JC e-mail 3616, de 09 de Outubro de 2008.
19. Ciência: uma religião nas escolas?, artigo de Eliane Brígida Morais Falcão
“Incluo-me entre os que se posicionam a favor da exclusão do ensino religioso nas escolas públicas; entretanto, com ensino religioso ou sem ensino religioso nas escolas públicas, as crenças religiosas estão presentes no Brasil e, portanto, no conjunto de estudantes que chegam às salas de aula”
Eliane Brígida Morais Falcão é professora da Universidade Federal do Rio de Janeiro (UFRJ) no Núcleo de Tecnologia Educacional para a Saúde (Nutes). Artigo publicado em “O Globo”:
Ao transitar em certos ambientes acadêmicos, já me pareceu estar em templo religioso, onde um Deus, a Ciência, aparece reverenciado e relacionado a todo tipo de ganhos, soluções e ideais para a educação.
Nesses espaços, não se ouve referência ao indispensável entendimento de que a ciência se faz na dinâmica das relações sociais e seus resultados servem não só para a compreensão do mundo, mas também para aplicação no mundo social, no mundo concreto das necessidades e desejos humanos.
Números e exortações de estímulo à adesão ao mundo das conquistas científicas, percebido como inquestionável, envolvem esses ambientes, feito uma nuvem. Diante de tal situação, torna-se impossível escapar de uma pergunta: no lugar de dogmas religiosos, pretender-se-á disseminar “dogmas” da ciência?
No debate atual sobre o ensino religioso nas escolas públicas, com alguma freqüência, variações desse enfoque reaparecem. Com referências ao Estado laico e suas possibilidades de ensino de valores e visões de mundo, criticam-se todas as propostas de ensino religioso, visto como fonte de desavenças e conflitos com os objetivos que devem reger a educação na instituição pública. Mas não se alude às limitadas iniciativas de ensino de valores e visões de mundo laicos nas escolas.
Parece aí prevalecer a ótica religiosa da ciência acima mencionada: bastaria limpar o terreno escolar das aulas de religião e os benefícios da ciência e da educação laica apareceriam. As religiões, nesse contexto, apresentam-se como vilãs e responsabilizadas, muitas vezes, pelo limitado desempenho do ensino das ciências nas escolas. Crenças religiosas de estudantes, suas famílias e mesmo de professores parecem destinadas ao silêncio. Cala-se também a informação de que há cientistas religiosos nos quatro cantos do mundo.
Dados históricos mostram que crenças religiosas e científicas não trazem conflitos obrigatoriamente, o que se confirma pelo fato de existirem cientistas com fé religiosa no mundo secularizado de hoje. As divergências entre os dois campos surgem mais em relação às formas de abordagem de seus temas.
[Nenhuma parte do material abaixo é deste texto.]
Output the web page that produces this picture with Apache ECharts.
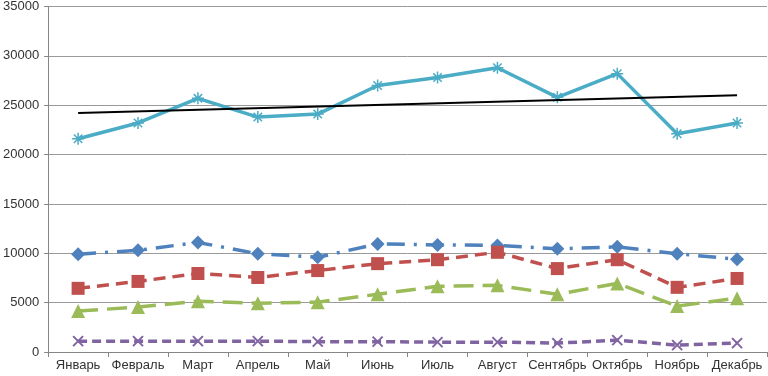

Tenho estudado o tema da origem da vida conforme ensinado nas escolas. Crenças religiosas aí se imiscuem, sem dúvida. Mas as dificuldades do ensino do assunto não podem ser creditadas a essas crenças. Elas se relacionam mais a outros dados como, por exemplo, o de que tal tema não é sempre considerado relevante na formação universitária de biólogos.
Dessa forma, por vezes, professores chegam às salas de aula sem terem tido o acesso necessário aos aspectos teóricos sobre a origem da vida. A isso, acrescenta-se o fato de que há livros didáticos que também não abordam o tema adequadamente. Outro dado relevante a ser considerado é que, nas salas de aula, nem sempre os professores conversam com os estudantes sobre suas posições religiosas em relação ao tema de ensino. Ignorar ou desprezar crenças religiosas dos estudantes é ignorar ou desprezar uma dimensão da experiência humana, que se manifesta de forma evidente na cultura brasileira.
Incluo-me entre os que se posicionam a favor da exclusão do ensino religioso nas escolas públicas, entretanto, com ensino religioso ou sem ensino religioso nas escolas públicas, as crenças religiosas estão presentes no Brasil e, portanto, no conjunto de estudantes que chegam às salas de aula.
Devem, por isso, ser consideradas educacionalmente de forma aberta e dinâmica no âmbito mesmo das aulas dos diferentes campos do conhecimento. Há caminhos adequados para isso, inclusive apoiados pelas conquistas da compreensão científica do comportamento humano. A defesa da escola pública laica prescinde de uma visão religiosa da ciência.